De pie, delante de las cajas recién descargadas en el lobby del Hospital Provincial General Docente Doctor Antonio Luaces Iraola, me permití la broma con Alberto Moronta Enrique, su director. “¿Y no habrá diploma ni gladiolo?”, le dije.
Yaiselín y Duniesky se echaron a reír y, al mismo tiempo, hicieron gestos de “no por favor, nada de protocolo”. Habían llegado unos minutos antes con aquellas cajas enormes llenas de maravilla. La maravilla, quién mejor que ellos para saberlo, puede ser, a veces, una sonrisa a la hora de dar buenas noticias en la consulta, y otras un catéter para colocar lo que los médicos llaman una vía central, y que hace toda la diferencia entre la vida y la muerte.
Es decir, lo que había en aquellas cajas eran cientos de posibilidades para salvar vidas: jeringuillas, gasa estéril, esparadrapo, sueros, bránulas, sondas vesicales… Recorrieron 12 519 kilómetros, o eso dice Google, trazando una línea imposible sobre el Atlántico entre Cuba y Djibouti (Yibuti).
Vinieron desde un inhóspito país en el cuerno africano, donde unos 80 trabajadores de la salud cubana trabajan con la mente allí, pero el corazón en Cuba. En este punto, la oración anterior podría parecer cursi, pero está escrita con toda intención.
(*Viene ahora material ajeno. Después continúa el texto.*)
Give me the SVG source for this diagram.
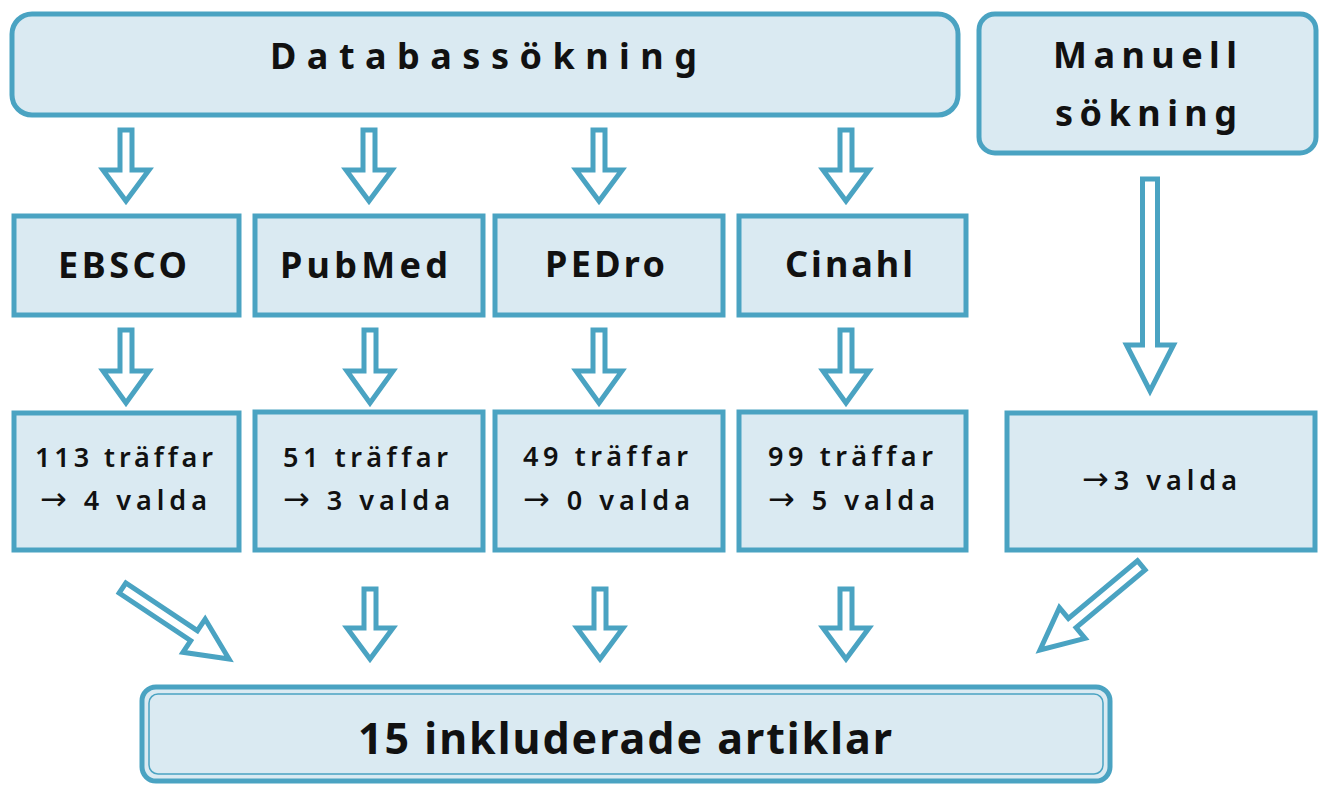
<svg xmlns="http://www.w3.org/2000/svg" width="1320" height="785" viewBox="0 0 1320 785">
<style>
.box{fill:#daeaf2;stroke:#4aa3c2;stroke-width:5}
.inner{fill:none;stroke:#4aa3c2;stroke-width:1.5}
.arr{fill:#ffffff;stroke:#4aa3c2;stroke-width:5;stroke-linejoin:miter}
text{font-family:"Noto Sans","Open Sans","DejaVu Sans",sans-serif;font-weight:700;fill:#111;font-variant-ligatures:none}
.big{font-size:36px}
.mid{font-size:27px;font-weight:600}
.fin{font-size:43px}
.ar{font-family:"DejaVu Sans",sans-serif;font-weight:400;font-size:32px}
</style>
<rect width="1320" height="785" fill="#ffffff"/>
<g id="databassokning">
<rect class="box" x="12" y="14" width="946" height="101" rx="20"/>
<text class="big" x="270" y="69" textLength="427" lengthAdjust="spacing">Databassökning</text>
</g>
<g id="manuell">
<rect class="box" x="979" y="14" width="337" height="139" rx="16"/>
<text class="big" x="1053" y="68" textLength="184" lengthAdjust="spacing">Manuell</text>
<text class="big" x="1055" y="126" textLength="182" lengthAdjust="spacing">sökning</text>
</g>
<g id="ebsco">
<rect class="box" x="14" y="216" width="225" height="99"/>
<text class="big" x="58" y="278" textLength="129" lengthAdjust="spacing">EBSCO</text>
</g>
<g id="pubmed">
<rect class="box" x="255" y="216" width="228" height="99"/>
<text class="big" x="280" y="278" textLength="168" lengthAdjust="spacing">PubMed</text>
</g>
<g id="pedro">
<rect class="box" x="495" y="216" width="228" height="99"/>
<text class="big" x="545" y="277" textLength="120" lengthAdjust="spacing">PEDro</text>
</g>
<g id="cinahl">
<rect class="box" x="739" y="216" width="227" height="99"/>
<text class="big" x="785" y="277" textLength="128" lengthAdjust="spacing">Cinahl</text>
</g>
<g id="ebsco-res">
<rect class="box" x="14" y="413" width="225" height="137"/>
<text class="mid" x="35" y="467" textLength="178" lengthAdjust="spacing">113 träffar</text>
<text class="mid" x="40" y="510" textLength="167" lengthAdjust="spacing"><tspan class="ar">→</tspan> 4 valda</text>
</g>
<g id="pubmed-res">
<rect class="box" x="255" y="412" width="228" height="138"/>
<text class="mid" x="283" y="467" textLength="165" lengthAdjust="spacing">51 träffar</text>
<text class="mid" x="283" y="510" textLength="167" lengthAdjust="spacing"><tspan class="ar">→</tspan> 3 valda</text>
</g>
<g id="pedro-res">
<rect class="box" x="495" y="412" width="228" height="138"/>
<text class="mid" x="523" y="466" textLength="165" lengthAdjust="spacing">49 träffar</text>
<text class="mid" x="523" y="510" textLength="167" lengthAdjust="spacing"><tspan class="ar">→</tspan> 0 valda</text>
</g>
<g id="cinahl-res">
<rect class="box" x="739" y="412" width="227" height="138"/>
<text class="mid" x="768" y="466" textLength="165" lengthAdjust="spacing">99 träffar</text>
<text class="mid" x="768" y="510" textLength="167" lengthAdjust="spacing"><tspan class="ar">→</tspan> 5 valda</text>
</g>
<g id="manuell-res">
<rect class="box" x="1007" y="413" width="308" height="137"/>
<text class="mid" x="1082" y="490" textLength="155" lengthAdjust="spacing"><tspan class="ar">→</tspan>3 valda</text>
</g>
<g id="result">
<rect class="box" x="142" y="687" width="968" height="94" rx="14"/>
<rect class="inner" x="149" y="694" width="954" height="80" rx="9"/>
<text class="fin" x="358" y="754" textLength="534" lengthAdjust="spacing">15 inkluderade artiklar</text>
</g>
<g id="connectors">
<path class="arr" transform="translate(126,201)" d="M-6,-71 L6,-71 L6,-31 L23,-31 L0,0 L-23,-31 L-6,-31 Z"/>
<path class="arr" transform="translate(369,201)" d="M-6,-71 L6,-71 L6,-31 L23,-31 L0,0 L-23,-31 L-6,-31 Z"/>
<path class="arr" transform="translate(599,201)" d="M-6,-71 L6,-71 L6,-31 L23,-31 L0,0 L-23,-31 L-6,-31 Z"/>
<path class="arr" transform="translate(846,201)" d="M-6,-71 L6,-71 L6,-31 L23,-31 L0,0 L-23,-31 L-6,-31 Z"/>
<path class="arr" transform="translate(126,403)" d="M-6,-73 L6,-73 L6,-32 L23,-32 L0,0 L-23,-32 L-6,-32 Z"/>
<path class="arr" transform="translate(370,403)" d="M-6,-73 L6,-73 L6,-32 L23,-32 L0,0 L-23,-32 L-6,-32 Z"/>
<path class="arr" transform="translate(599,403)" d="M-6,-73 L6,-73 L6,-32 L23,-32 L0,0 L-23,-32 L-6,-32 Z"/>
<path class="arr" transform="translate(846,403)" d="M-6,-73 L6,-73 L6,-32 L23,-32 L0,0 L-23,-32 L-6,-32 Z"/>
<path class="arr" transform="translate(1150,391)" d="M-7.5,-212 L7.5,-212 L7.5,-46 L23.5,-46 L0,0 L-23.5,-46 L-7.5,-46 Z"/>
<path class="arr" transform="translate(370,659)" d="M-6,-70 L6,-70 L6,-31 L23,-31 L0,0 L-23,-31 L-6,-31 Z"/>
<path class="arr" transform="translate(600,659)" d="M-6,-70 L6,-70 L6,-31 L23,-31 L0,0 L-23,-31 L-6,-31 Z"/>
<path class="arr" transform="translate(846,659)" d="M-6,-70 L6,-70 L6,-31 L23,-31 L0,0 L-23,-31 L-6,-31 Z"/>
<path class="arr" transform="translate(229,659) rotate(-56.3)" d="M-6,-128 L6,-128 L6,-42 L20,-42 L0,0 L-20,-42 L-6,-42 Z"/>
<path class="arr" transform="translate(1040,650) rotate(50.1)" d="M-6,-132 L6,-132 L6,-42 L20,-42 L0,0 L-20,-42 L-6,-42 Z"/>
</g>
</svg>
Cómo si no entender el gesto de Yaiselín López Rodas y Duniesky Tejidor Bello.
Después de cinco años como médicos intensivistas en Djibouti, esta pareja de galenos avileños regresó con el deber cumplido y las manos llenas para dar a los demás. Se apuraron en decir que no era una donación individual, que en realidad todo el mérito era de la brigada, que ellos solo eran los mensajeros. ¡Qué tremendo mensaje!
Para aquilatar, en su justa medida, los 280 kilogramos de insumos médicos que a esta hora ya deben haber aliviado o sanado un dolor —en el laberinto de salas y servicios del Luaces Iraola, que es menos laberinto siempre que hay buenas noticias—, tendríamos que contar mínimamente de dónde viene el gesto.
Viene de una relación de pareja de hace más de 20 años. Muy jóvenes y mientras estudiaban Medicina, Yaiselín y Duniesky empezaron a construir una historia personal que, tal vez, no habríamos conocido si no fuera por la donación, es cierto, pero que tiene tanto mérito.
Viene de un ejercicio profesional riguroso y un sentido del deber, que es la única manera de comprender qué mueve a estos médicos cubanos a estar cinco años fuera de su casa, alejados de sus seres queridos (incluido un hijo pequeño), más allá de cualquier beneficio material.
Porque en realidad no hay dinero que pague el esfuerzo tremendo de trabajar en un país desértico, con temperaturas de casi 50 grados Celsius, prácticamente sin agua, y una población aquejada de enfermedades desconocidas, incluida la mordedura de serpientes venenosas. Un país donde el sistema sanitario se concentra solo en los hospitales y adonde la gente llega cuando casi no hay nada qué hacer.
Y, a pesar de todo, a pesar de lo que no cuentan por ética o sensibilidad, todavía dicen que fue una lección de vida a la que cada profesional de la salud debería exponerse. Como esta que acaban de dar. Una lección de 280 kilogramos de vida.